What is old is new again as Hollywood finds itself caught in a cyclical loop of nostalgia and wish fulfillment. Chief among these frequent blasts from the past is the reinvigorated interest in a wide-ranging Star Trek universe (the property has indeed lived long and prospered).
Paramount+’s Star Trek: Picard may have been uneven over its promising yet streaky 10-episode first season last year. But what it lacked in consistency and focus, it gained in unique reintroductions to familiar characters. Jean-Luc Picard (Patrick Stewart) was no longer the decorated Captain always in control that fans came to passionately champion in The Next Generation. Instead, he was an old man filled with regret, which is exactly what convinced Stewart to return to the role. Voyager‘s Seven of Nine (Jeri Ryan) popped back up after 19 years as an embattled badass thrust into a larger scale conflict than ever before. Even Data (Brent Spiner) was creatively deployed in new ways.
Now, Star Trek producer Akiva Goldsman is hoping to do the same for TNG‘s iconic Q (John de Lancie). In a recent interview with The Hollywood Reporter, he explained how the creative team plans to reintroduce the cosmic entity in Season 2 in a way that fits with Picard‘s more serious, serialized tone as compared to The Next Generation.
“[Co-showrunner] Terry Matalas and I don’t pretend that the interstitial years didn’t happen. No, obviously, chronological time is less relevant to Q. The time between shows is probably not even the blink of an eye in Q time — if you even have Q time. But we definitely chose to follow suit when it came to him. So as we tried to evolve the other characters, the same is true of Q. This is a show of a different time with actors of a different age. We’re now talking about the issues that come up in the last [stage] of your life. We wanted a Q that could play in that arena with Picard.”
Jean-Luc Picard has lost faith in the Federation and spent years questioning his own decision-making and mourning the loss of Data when we first seem him in Picard. He is as far from a TNG redux as you can imagine and the show is a better series for it. How that reinvention might apply to Q remains to be seen. But Matalas’ experience reinventing 12 Monkeys as a TV series will suit him well in this endeavor.
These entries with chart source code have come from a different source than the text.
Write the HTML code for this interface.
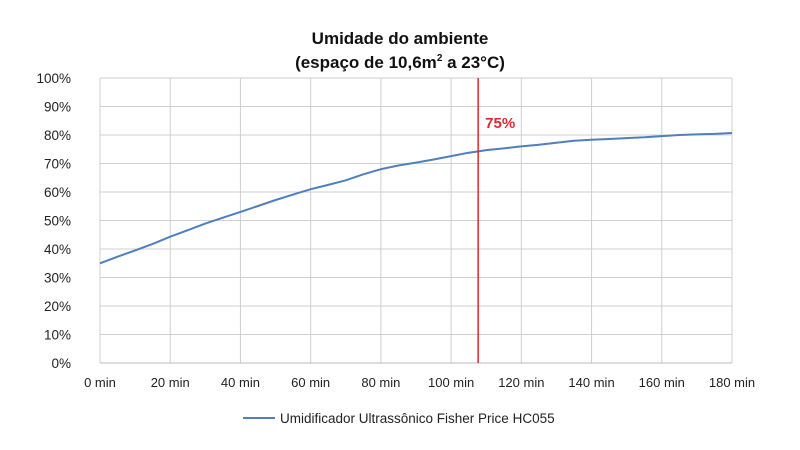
<!DOCTYPE html>
<html><head><meta charset="utf-8"><style>
body{margin:0;background:#fff;}
svg{display:block;font-family:"Liberation Sans",sans-serif;}
</style></head><body>
<svg id="chart" width="800" height="450">
<text x="400" y="44" text-anchor="middle" font-size="17" font-weight="bold" fill="#111">Umidade do ambiente</text>
<text x="400" y="68" text-anchor="middle" font-size="17" font-weight="bold" fill="#111">(espaço de 10,6m<tspan font-size="10" dy="-7">2</tspan><tspan dy="7"> a 23°C)</tspan></text>
<g id="grid"></g><g id="yticks"></g><g id="xticks"></g><g id="marks"></g>
<line x1="243" y1="418" x2="275" y2="418" stroke="#4f7fbd" stroke-width="2"/>
<text x="280" y="423" font-size="13.5" fill="#222">Umidificador Ultrassônico Fisher Price HC055</text>
</svg>
<script>
const xTicks=[0,20,40,60,80,100,120,140,160,180];
const yTicks=[0,10,20,30,40,50,60,70,80,90,100];
const times=[0,5,10,15,20,25,30,35,40,45,50,55,60,65,70,75,80,85,90,95,100,105,108,110,115,120,125,130,135,140,145,150,155,160,165,170,175,180];
const humidity=[35,37.3,39.5,41.8,44.3,46.6,48.9,51,53,55.1,57.2,59.1,61,62.5,64.1,66.2,68,69.3,70.3,71.4,72.6,73.8,74.3,74.7,75.3,76,76.6,77.3,78,78.3,78.6,78.9,79.2,79.6,80,80.2,80.4,80.7];
const markerTime=107.7, markerLabel="75%";
const L=100,R=732,T=78,B=363;
const xs=v=>L+v/180*(R-L);
const ys=v=>B-v/100*(B-T);
const NS="http://www.w3.org/2000/svg";
function mk(p,t,a){const e=document.createElementNS(NS,t);for(const k in a)e.setAttribute(k,a[k]);p.appendChild(e);return e;}
const grid=document.getElementById('grid'),yt=document.getElementById('yticks'),xt=document.getElementById('xticks'),marks=document.getElementById('marks');
yTicks.forEach(v=>{const l=mk(grid,'line',{x1:L,x2:R,y1:ys(v),y2:ys(v),stroke:'#cfcfcf','stroke-width':1});


const t=mk(yt,'text',{x:71,y:ys(v)+5,'text-anchor':'end','font-size':13.5,fill:'#222'});t.textContent=v+'%';

});
xTicks.forEach(v=>{const l=mk(grid,'line',{x1:xs(v),x2:xs(v),y1:T,y2:B,stroke:'#cfcfcf','stroke-width':1});


const t=mk(xt,'text',{x:xs(v),y:387,'text-anchor':'middle','font-size':13,fill:'#222'});t.textContent=v+' min';

});
const ax=mk(grid,'line',{x1:L,x2:R,y1:B,y2:B,stroke:'#bbb','stroke-width':1});


const d=times.map((t,i)=>(i?'L':'M')+xs(t).toFixed(1)+','+ys(humidity[i]).toFixed(1)).join(' ');
const p=mk(marks,'path',{d:d,fill:'none',stroke:'#4f7fbd','stroke-width':2,'stroke-linejoin':'round'});


const m=mk(marks,'line',{x1:xs(markerTime),x2:xs(markerTime),y1:T,y2:B,stroke:'#e0282c','stroke-width':1.5});


const ml=mk(marks,'text',{x:xs(markerTime)+7,y:128,'font-size':15,'font-weight':'bold',fill:'#e0282c'});ml.textContent=markerLabel;


</script>
</body></html>
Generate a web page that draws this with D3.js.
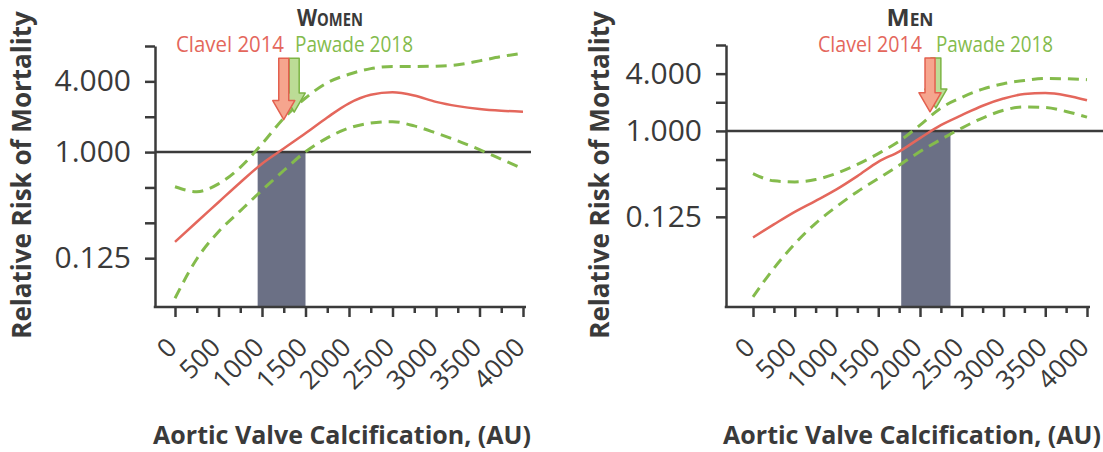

He, Goldsman and the rest of the creative team want to leverage the significance of Q’s connection with Picard for the character’s highly-anticipated return. This suggests a level of reminiscing that might plot a course forward, according to Goldsman.
“There are a lot of people who think of Q as trickster God, right? And he is. But he’s also a profoundly significant relationship in Picard’s life. There’s a lot of discussion in Picard season two about the nature of connectedness. Q’s kind of a great lightning rod for that, because in some ways he’s one of Picard’s deepest — not deep in the same way that Riker is or Beverly Crusher was — but in its own uniquely, profoundly deep relationship.”
The 10-episode second season is currently in production and is expected to debut on Paramount+ in 2022.